Deflated Balls and a Little Fun
January 25, 2015
I don’t know if you have been paying any attention to the Super Bowl but there is a big controversy over did the Patriots play with under inflated balls in the Colts game. I thought I would weigh in.
I see where Belichick finally filled a football with air inside the stadium office to 12.5 PSI, the minimum allowed, and then took the ball outside where air was colder. They waited a while and then checked the PSI of the football. It had dropped 1.5 PSI or to 11 PSI, to put it simply, it had deflated. That is the law of physics at work. The pressure in the football will decline in direct proportion to the decline in temperature.
Pump up a football to 12.5 PSI at 72 degrees inside the stadium and then cool the ball to 47 degrees on the field and the PSI will drop to 8.2 PSI. (P1/T1=P2/T2) The question should be, why did the Colt’s balls not deflate, not why did the Patriots play with under inflated balls because balls that do not deflate in cold weather are the ones that are defying the law of physics.
What is interesting is footballs have been inflating in hot weather and deflating in cold weather since the game was invented.
If a ball is filled to the minimum 12.5 PSI allowed, then temperature on the field must be equal to or warmer than the fill up temperature for the ball’s PSI to be legal, but the field temperature cannot be more than 8% warmer than the fill up temperature or the ball will become over inflated and not be legal.
If the ball is filled to the maximum 13.5 PSI allowed, then the temperature on the field must be equal to or cooler than the fill up temperature for the ball’s PSI to be legal, but the field temperature cannot be less than 7.4% cooler or the ball will become under inflated and not be legal.
Think about how many games are played where the temperature inside the stadium office and on the field is different by more than 7 or 8% . My guess is that most games have been played with illegal balls, either over inflated or under inflated, due to the temperature on the field being different from the temperature when pumped up.
Prediction: NFL will install temperature control boxes on the sidelines that will maintain the ball at 72 degrees.

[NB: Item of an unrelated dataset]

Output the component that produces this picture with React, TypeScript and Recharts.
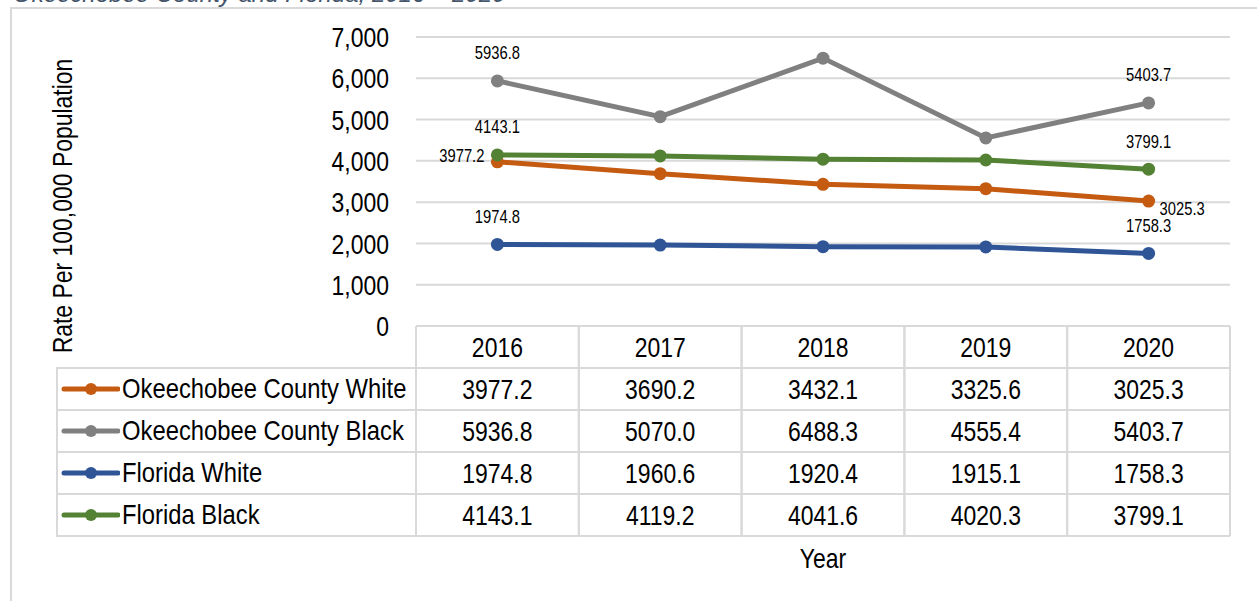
import React from "react";
import { LineChart, Line, XAxis, YAxis, CartesianGrid, LabelList } from "recharts";

const years = ["2016", "2017", "2018", "2019", "2020"];
const okeechobeeWhite = [3977.2, 3690.2, 3432.1, 3325.6, 3025.3];
const okeechobeeBlack = [5936.8, 5070.0, 6488.3, 4555.4, 5403.7];
const floridaWhite = [1974.8, 1960.6, 1920.4, 1915.1, 1758.3];
const floridaBlack = [4143.1, 4119.2, 4041.6, 4020.3, 3799.1];
const yTicks = [0, 1000, 2000, 3000, 4000, 5000, 6000, 7000];

// where the end labels sit, per series (first point, last point)
const series = [
  { key: "okWhite", name: "Okeechobee County White", values: okeechobeeWhite, color: "#C55A11", first: "left", last: "rightBelow" },
  { key: "okBlack", name: "Okeechobee County Black", values: okeechobeeBlack, color: "#808080", first: "above", last: "above" },
  { key: "flWhite", name: "Florida White", values: floridaWhite, color: "#2F5597", first: "above", last: "above" },
  { key: "flBlack", name: "Florida Black", values: floridaBlack, color: "#548235", first: "above", last: "above" },
];

const data = years.map((year, i) => {
  const row: any = { year };
  series.forEach((s) => (row[s.key] = s.values[i]));
  return row;
});

const W = 1257;
const H = 601;
const PLOT_LEFT = 416;
const PLOT_RIGHT = 1230;
const PLOT_TOP = 37;
const PLOT_BOTTOM = 326;
const COL_W = (PLOT_RIGHT - PLOT_LEFT) / years.length;
const ROW_H = 42;
const LEGEND_LEFT = 56;
// no Arial Narrow here, so squeeze Liberation Sans horizontally
const FONT = "'Liberation Sans', Arial, sans-serif";
const NARROW = 0.82;
const GRID = "#D9D9D9";

const Narrow = ({ x, y, size, anchor = "middle", rotate = 0, children }: any) => (
  <text
    transform={`translate(${x},${y}) rotate(${rotate}) scale(${NARROW},1)`}
    x={0}
    y={0}
    dy="0.36em"
    textAnchor={anchor}
    fontSize={size}
    fill="#000"
    fontFamily={FONT}
  >
    {children}
  </text>
);

const TableTick = (props: any) => {
  const { x, y, payload } = props;
  const i = payload.index;
  const left = x - COL_W / 2;
  const right = x + COL_W / 2;
  const bottom = y + ROW_H * (series.length + 1);
  return (
    <g>
      <line x1={left} x2={left} y1={y} y2={bottom} stroke={GRID} strokeWidth={2} />
      <line x1={right} x2={right} y1={y} y2={bottom} stroke={GRID} strokeWidth={2} />
      {series.map((s, r) => (
        <line key={s.key} x1={left} x2={right} y1={y + ROW_H * (r + 1)} y2={y + ROW_H * (r + 1)} stroke={GRID} strokeWidth={2} />
      ))}
      <line x1={left} x2={right} y1={bottom} y2={bottom} stroke={GRID} strokeWidth={2} />
      <Narrow x={x} y={y + ROW_H / 2} size={28}>
        {payload.value}
      </Narrow>
      {series.map((s, r) => (
        <Narrow key={s.key} x={x} y={y + ROW_H * (r + 1.5)} size={28}>
          {s.values[i].toFixed(1)}
        </Narrow>
      ))}
    </g>
  );
};

const YTick = (props: any) => {
  const { x, y, payload } = props;
  return (
    <Narrow x={x} y={y} size={28} anchor="end">
      {Number(payload.value).toLocaleString("en-US")}
    </Narrow>
  );
};

const makeLabel = (s: any) => (props: any) => {
  const { x, y, value, index } = props;
  const last = years.length - 1;
  if (index !== 0 && index !== last) return null;
  const pos = index === 0 ? s.first : s.last;
  let tx = x;
  let ty = y - 28;
  let anchor = "middle";
  if (pos === "left") {
    tx = x - 13;
    ty = y - 6;
    anchor = "end";
  } else if (pos === "rightBelow") {
    tx = x + 11;
    ty = y + 7;
    anchor = "start";
  }
  return (
    <Narrow x={tx} y={ty} size={18} anchor={anchor}>
      {Number(value).toFixed(1)}
    </Narrow>
  );
};

const YLabel = () => (
  <Narrow x={62} y={206} size={28} rotate={-90}>
    Rate Per 100,000 Population
  </Narrow>
);

const XLabel = (props: any) => {
  const { viewBox } = props;
  return (
    <Narrow x={viewBox.x + viewBox.width / 2} y={558} size={28}>
      Year
    </Narrow>
  );
};

export default function App() {
  return (
    <div style={{ position: "absolute", left: 0, top: 0, width: W, height: H, overflow: "hidden", background: "#fff" }}>
      <div
        style={{
          position: "absolute",
          left: 10,
          top: 7,
          width: W + 20,
          height: H + 20,
          borderLeft: `2px solid ${GRID}`,
          borderTop: `2px solid ${GRID}`,
        }}
      />
      <div
        style={{
          position: "absolute",
          left: 13,
          top: -18,
          fontFamily: FONT,
          fontStyle: "italic",
          fontSize: 24,
          lineHeight: "24px",
          color: "#44546A",
          whiteSpace: "nowrap",
        }}
      >
        Okeechobee County and Florida, 2016 – 2020
      </div>
      <div style={{ position: "absolute", left: 0, top: 0 }}>
        <LineChart width={W} height={H} data={data} margin={{ top: PLOT_TOP, right: W - PLOT_RIGHT, bottom: 25, left: 0 }}>
          <CartesianGrid vertical={false} stroke={GRID} strokeWidth={2} />
          <XAxis
            dataKey="year"
            scale="point"
            padding={{ left: COL_W / 2, right: COL_W / 2 }}
            height={H - 25 - PLOT_BOTTOM}
            axisLine={false}
            tickLine={false}
            tickSize={0}
            tickMargin={0}
            interval={0}
            tick={<TableTick />}
            label={<XLabel />}
          />
          <YAxis
            width={PLOT_LEFT}
            domain={[0, 7000]}
            ticks={yTicks}
            axisLine={false}
            tickLine={false}
            tickSize={27}
            tickMargin={0}
            tick={<YTick />}
            label={<YLabel />}
          />
          {series.map((s) => (
            <Line
              key={s.key}
              dataKey={s.key}
              name={s.name}
              stroke={s.color}
              strokeWidth={5}
              dot={{ r: 6.5, fill: s.color, stroke: s.color, strokeWidth: 0 }}
              activeDot={false}
              isAnimationActive={false}
            >
              <LabelList dataKey={s.key} content={makeLabel(s)} />
            </Line>
          ))}
        </LineChart>
      </div>
      <div
        style={{
          position: "absolute",
          left: LEGEND_LEFT,
          top: PLOT_BOTTOM + ROW_H - 1,
          width: PLOT_LEFT - LEGEND_LEFT,
          borderLeft: `2px solid ${GRID}`,
          borderTop: `2px solid ${GRID}`,
          fontFamily: FONT,
          fontSize: 28,
        }}
      >
        {series.map((s) => (
          <div
            key={s.key}
            style={{
              height: ROW_H - 2,
              borderBottom: `2px solid ${GRID}`,
              display: "flex",
              alignItems: "center",
              whiteSpace: "nowrap",
            }}
          >
            <svg width={60} height={20} style={{ marginLeft: 2, flex: "none" }}>
              <line x1={4} x2={58} y1={10} y2={10} stroke={s.color} strokeWidth={5} strokeLinecap="round" />
              <circle cx={31} cy={10} r={6} fill={s.color} />
            </svg>
            <span style={{ display: "inline-block", marginLeft: 2, transform: "scaleX(0.85)", transformOrigin: "left center" }}>
              {s.name}
            </span>
          </div>
        ))}
      </div>
    </div>
  );
}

Oops, atmospheric pressure also affects the pressure of the ball. Oh well, you can’t control everything.
If you want to change the pressure in the football for the game you don’t have to do anything to the ball, all you have to do is change the temperature of the room where it is filled.

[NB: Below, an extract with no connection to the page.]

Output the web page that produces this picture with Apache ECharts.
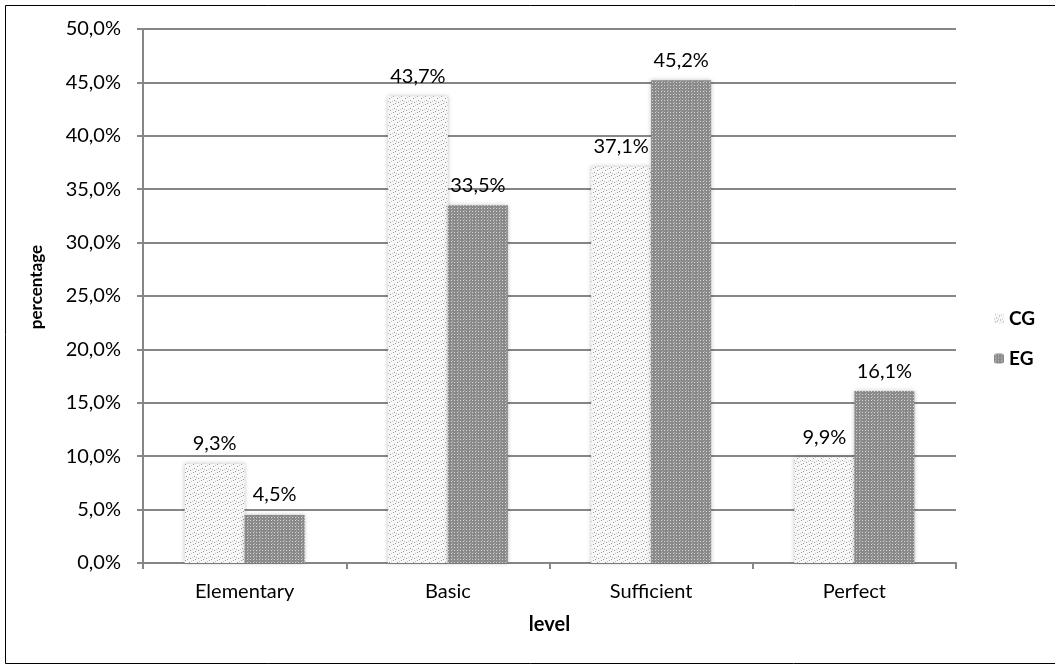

Question: Did you do anything to the ball?
Answer: Absolutely not!
Remark: I was cold, so I turned up the thermostat; I mean it was 47 degrees outside.

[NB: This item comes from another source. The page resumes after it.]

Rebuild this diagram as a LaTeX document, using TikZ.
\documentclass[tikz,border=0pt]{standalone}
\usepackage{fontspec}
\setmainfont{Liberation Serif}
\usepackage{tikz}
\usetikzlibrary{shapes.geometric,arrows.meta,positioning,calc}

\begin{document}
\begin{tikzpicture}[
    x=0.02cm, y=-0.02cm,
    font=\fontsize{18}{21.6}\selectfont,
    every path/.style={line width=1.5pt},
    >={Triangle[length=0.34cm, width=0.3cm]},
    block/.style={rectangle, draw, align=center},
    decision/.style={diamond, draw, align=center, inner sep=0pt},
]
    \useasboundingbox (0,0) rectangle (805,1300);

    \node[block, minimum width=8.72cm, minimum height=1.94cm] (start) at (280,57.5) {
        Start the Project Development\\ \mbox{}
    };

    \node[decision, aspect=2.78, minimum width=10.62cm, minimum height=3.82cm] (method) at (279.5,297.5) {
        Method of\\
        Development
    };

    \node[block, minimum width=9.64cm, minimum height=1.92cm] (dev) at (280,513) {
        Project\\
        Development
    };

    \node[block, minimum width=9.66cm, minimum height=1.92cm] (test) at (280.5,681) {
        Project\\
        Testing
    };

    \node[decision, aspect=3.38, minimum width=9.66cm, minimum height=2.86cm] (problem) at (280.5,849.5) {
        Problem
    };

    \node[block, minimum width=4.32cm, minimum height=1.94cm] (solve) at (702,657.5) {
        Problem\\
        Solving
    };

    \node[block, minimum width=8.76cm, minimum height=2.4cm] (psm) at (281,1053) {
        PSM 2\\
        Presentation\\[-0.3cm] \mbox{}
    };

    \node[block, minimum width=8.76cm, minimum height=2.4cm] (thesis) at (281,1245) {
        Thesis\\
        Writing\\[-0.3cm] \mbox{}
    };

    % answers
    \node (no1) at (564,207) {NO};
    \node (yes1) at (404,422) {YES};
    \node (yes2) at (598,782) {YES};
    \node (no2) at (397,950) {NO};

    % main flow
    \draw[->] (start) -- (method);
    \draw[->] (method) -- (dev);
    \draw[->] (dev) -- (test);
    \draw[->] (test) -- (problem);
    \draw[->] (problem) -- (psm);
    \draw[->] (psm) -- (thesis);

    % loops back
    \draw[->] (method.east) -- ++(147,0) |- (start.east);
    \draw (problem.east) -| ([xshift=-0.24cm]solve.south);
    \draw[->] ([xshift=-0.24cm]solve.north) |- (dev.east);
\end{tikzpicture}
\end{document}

You can get extra points if you can tell me what the ball PSI would be on the playing field if the room temperature was raised from 72 to 76 assuming the fill pressure was set to the minimum of 12.5 PSI. Remember, the field temperature was 47 degrees.
Life is so much fun to observe. I laugh a lot.
Owl update: No Owls, but a pair of kestrels showed up yesterday. Also, Roark the red-shoulder hawk, has been seen eating grubs in the backyard when it rains.